New Arrivals and Current Reading, February 24 – March 2, 2014

New Arrivals
It’s all science fiction this time!

I very much enjoyed the short story collection Constellation, Vol. 1 by Lee & Miller [Thanks again to Carl Anderson at Stainless Steel Droppings for the review that led me to it!] so I decided to try a novel.
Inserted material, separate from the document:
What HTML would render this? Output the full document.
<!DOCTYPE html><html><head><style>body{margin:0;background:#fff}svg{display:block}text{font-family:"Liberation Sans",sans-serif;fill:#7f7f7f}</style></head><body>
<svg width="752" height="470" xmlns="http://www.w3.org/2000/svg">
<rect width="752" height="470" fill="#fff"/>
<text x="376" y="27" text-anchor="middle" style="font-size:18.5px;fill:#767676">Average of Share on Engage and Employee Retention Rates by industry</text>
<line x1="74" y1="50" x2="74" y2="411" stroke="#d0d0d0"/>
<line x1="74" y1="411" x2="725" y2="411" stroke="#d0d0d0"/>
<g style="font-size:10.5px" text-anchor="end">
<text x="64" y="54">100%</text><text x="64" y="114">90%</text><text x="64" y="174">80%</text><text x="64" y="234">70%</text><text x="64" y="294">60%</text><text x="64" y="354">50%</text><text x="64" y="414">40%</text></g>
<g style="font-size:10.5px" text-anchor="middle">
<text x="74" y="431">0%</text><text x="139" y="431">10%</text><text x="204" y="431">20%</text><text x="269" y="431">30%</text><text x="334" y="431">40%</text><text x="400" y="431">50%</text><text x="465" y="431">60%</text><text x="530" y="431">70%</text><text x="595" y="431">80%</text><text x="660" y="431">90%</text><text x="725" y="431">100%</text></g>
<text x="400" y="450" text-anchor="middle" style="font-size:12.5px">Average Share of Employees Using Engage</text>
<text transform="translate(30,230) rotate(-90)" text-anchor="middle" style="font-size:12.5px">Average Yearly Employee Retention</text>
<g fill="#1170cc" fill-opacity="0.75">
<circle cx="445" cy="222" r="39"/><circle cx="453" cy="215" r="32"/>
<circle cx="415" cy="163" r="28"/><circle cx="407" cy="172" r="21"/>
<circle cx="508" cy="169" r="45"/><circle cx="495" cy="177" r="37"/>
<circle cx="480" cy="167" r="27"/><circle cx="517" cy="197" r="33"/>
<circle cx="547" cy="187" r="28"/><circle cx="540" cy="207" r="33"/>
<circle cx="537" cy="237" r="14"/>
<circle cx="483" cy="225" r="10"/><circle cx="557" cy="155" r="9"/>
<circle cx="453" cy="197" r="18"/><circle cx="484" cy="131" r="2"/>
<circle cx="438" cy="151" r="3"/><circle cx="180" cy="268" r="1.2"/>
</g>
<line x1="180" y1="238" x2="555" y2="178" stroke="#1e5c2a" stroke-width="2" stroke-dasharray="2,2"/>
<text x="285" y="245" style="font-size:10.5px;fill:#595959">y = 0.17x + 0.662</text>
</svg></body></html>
The more I looked into the Liaden Universe, the more I wanted to read a lot of it, so I’ve gotten these omnibus volumes to get started:

The Agent Gambit by Sharon Lee & Steve Miller [Baen 2011 mass market paperback, new] – science fiction omnibus contains two novels:  Agent of Change and Carpe Diem.

The Dragon Variation Sharon Lee & Steve Miller [Baen 2010 mass market paperback, new] – science fiction omnibus contains three novels: Local Custom, Scout’s Progress and Conflict of Honors

Now for some older and less serious stuff:

Whistle Stop in Space by Kendell Foster Crossen. [Altus Press 2013 trade paper, new] – science fiction. I enjoyed the first of the Manning Draco story collections, Once Upon A Star a lot so I ordered this one. These are fun, quick reading, just the thing for a Winter’s afternoon.
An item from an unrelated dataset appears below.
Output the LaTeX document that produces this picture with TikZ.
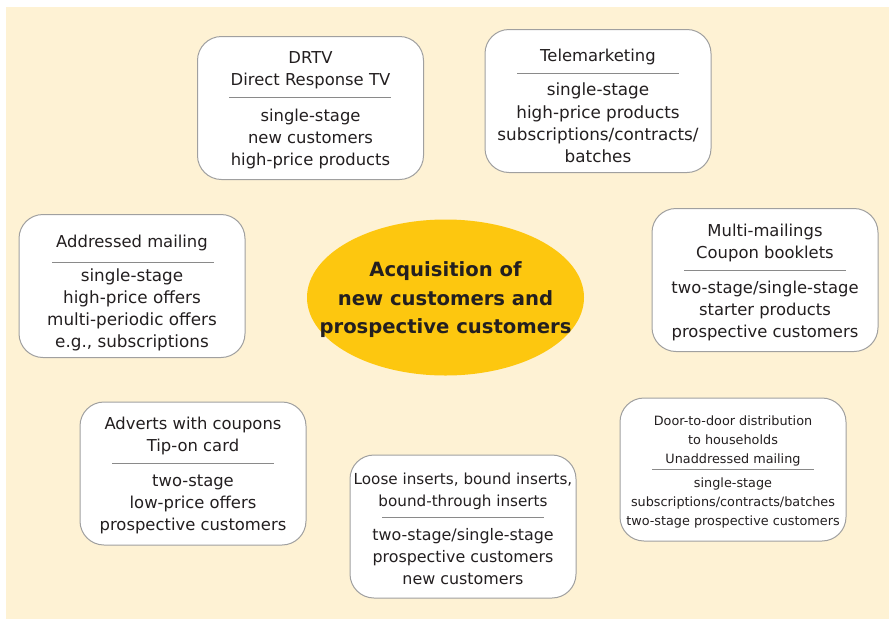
\documentclass[tikz,border=0pt]{standalone}
\usepackage{fontspec}
\usetikzlibrary{shapes.geometric}
\setmainfont{DejaVu Sans}
\definecolor{paper}{HTML}{FEF2D4}
\definecolor{sun}{HTML}{FDC70F}
\definecolor{ink}{HTML}{231F20}
\definecolor{rim}{HTML}{A0A0A0}
\definecolor{rule}{HTML}{8A8A8A}
\begin{document}
\begin{tikzpicture}[x=1pt,y=-1pt,
  card/.style={draw=rim,line width=1pt,fill=white,rounded corners=24pt,
    minimum width=226pt,minimum height=143pt,inner sep=0pt},
  txt/.style={text=ink,align=center,inner sep=0pt,font=\fontsize{16.4}{22}\selectfont},
  wide/.style={txt,font=\fontsize{16.8}{22.2}\selectfont},
  tight/.style={txt,font=\fontsize{15.9}{22}\selectfont},
  small/.style={txt,font=\fontsize{12.8}{19}\selectfont},
  divider/.style={draw=rule,line width=0.8pt}]
\useasboundingbox (0,0) rectangle (889,619);
\fill[paper] (6,7) rectangle (889,619);

% centre ellipse
\node[ellipse,fill=sun,minimum width=277pt,minimum height=156pt,inner sep=0pt] (core) at (445.5,297.5) {};
\node[txt,font=\bfseries\fontsize{19.6}{28.5}\selectfont] (coretxt) at (445.5,300) {Acquisition of\\new customers and\\prospective customers};

% DRTV
\node[card] (drtv) at (310.5,108) {};
\node[txt] (drtvhead) at (310.5,70) {DRTV\\Direct Response TV};
\draw[divider] (229,97) -- (391,97);
\node[txt] (drtvbody) at (310.5,139) {single-stage\\new customers\\high-price products};

% Telemarketing
\node[card] (tele) at (598,101) {};
\node[txt] (telehead) at (598,57) {Telemarketing};
\draw[divider] (517,73) -- (679,73);
\node[wide] (telebody) at (598,123) {single-stage\\high-price products\\subscriptions/contracts/\\batches};

% Addressed mailing
\node[card] (addr) at (132,286) {};
\node[txt] (addrhead) at (132,243) {Addressed mailing};
\draw[divider] (52,262) -- (214,262);
\node[wide] (addrbody) at (132,310) {single-stage\\high-price offers\\multi-periodic offers\\e.g., subscriptions};

% Multi-mailings
\node[card] (multi) at (765,280) {};
\node[txt] (multihead) at (765,243) {Multi-mailings\\Coupon booklets};
\draw[divider] (684,270) -- (846,270);
\node[txt] (multibody) at (765,311) {two-stage/single-stage\\starter products\\prospective customers};

% Adverts with coupons
\node[card] (advert) at (193,473.5) {};
\node[txt] (adverthead) at (193,436) {Adverts with coupons\\Tip-on card};
\draw[divider] (112,463) -- (274,463);
\node[txt] (advertbody) at (193,504.5) {two-stage\\low-price offers\\prospective customers};

% Loose inserts
\node[card] (loose) at (463,526.5) {};
\node[txt,font=\fontsize{15.2}{22}\selectfont] (loosehead) at (463,491) {Loose inserts, bound inserts,\\bound-through inserts};
\draw[divider] (382,517) -- (544,517);
\node[tight] (loosebody) at (463,556.5) {two-stage/single-stage\\prospective customers\\new customers};

% Door-to-door distribution
\node[card] (door) at (733,469.5) {};
\node[small] (doorhead) at (733,441) {Door-to-door distribution\\to households\\Unaddressed mailing};
\draw[divider] (652,469) -- (814,469);
\node[small] (doorbody) at (733,503) {single-stage\\subscriptions/contracts/batches\\two-stage prospective customers};
\end{tikzpicture}
\end{document}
Johnny Mayhem – the Complete Series by Milton Lesser writing as C.H. Thames [Pulp Tale Press 2013 paperback POD, new] – pulp science fiction stories. Thanks to Bill Crider, for whom no superlative is too great, I was made aware of this collection of 1955-1958 stories from Amazing Stories. A romp.

Current Reading
As mentioned above, I finished the story collection  Constellation, Vol. 1 by Sharon Lee and Steve Miller. I finished Here, There, Everywhere by William Least Heat-Moon, a very enjoyable collection of Heat-Moon’s short form travel writing. That made a nice break before my plunge into some short stories of various genres and then my first Liaden Universe novel (not sure which one yet).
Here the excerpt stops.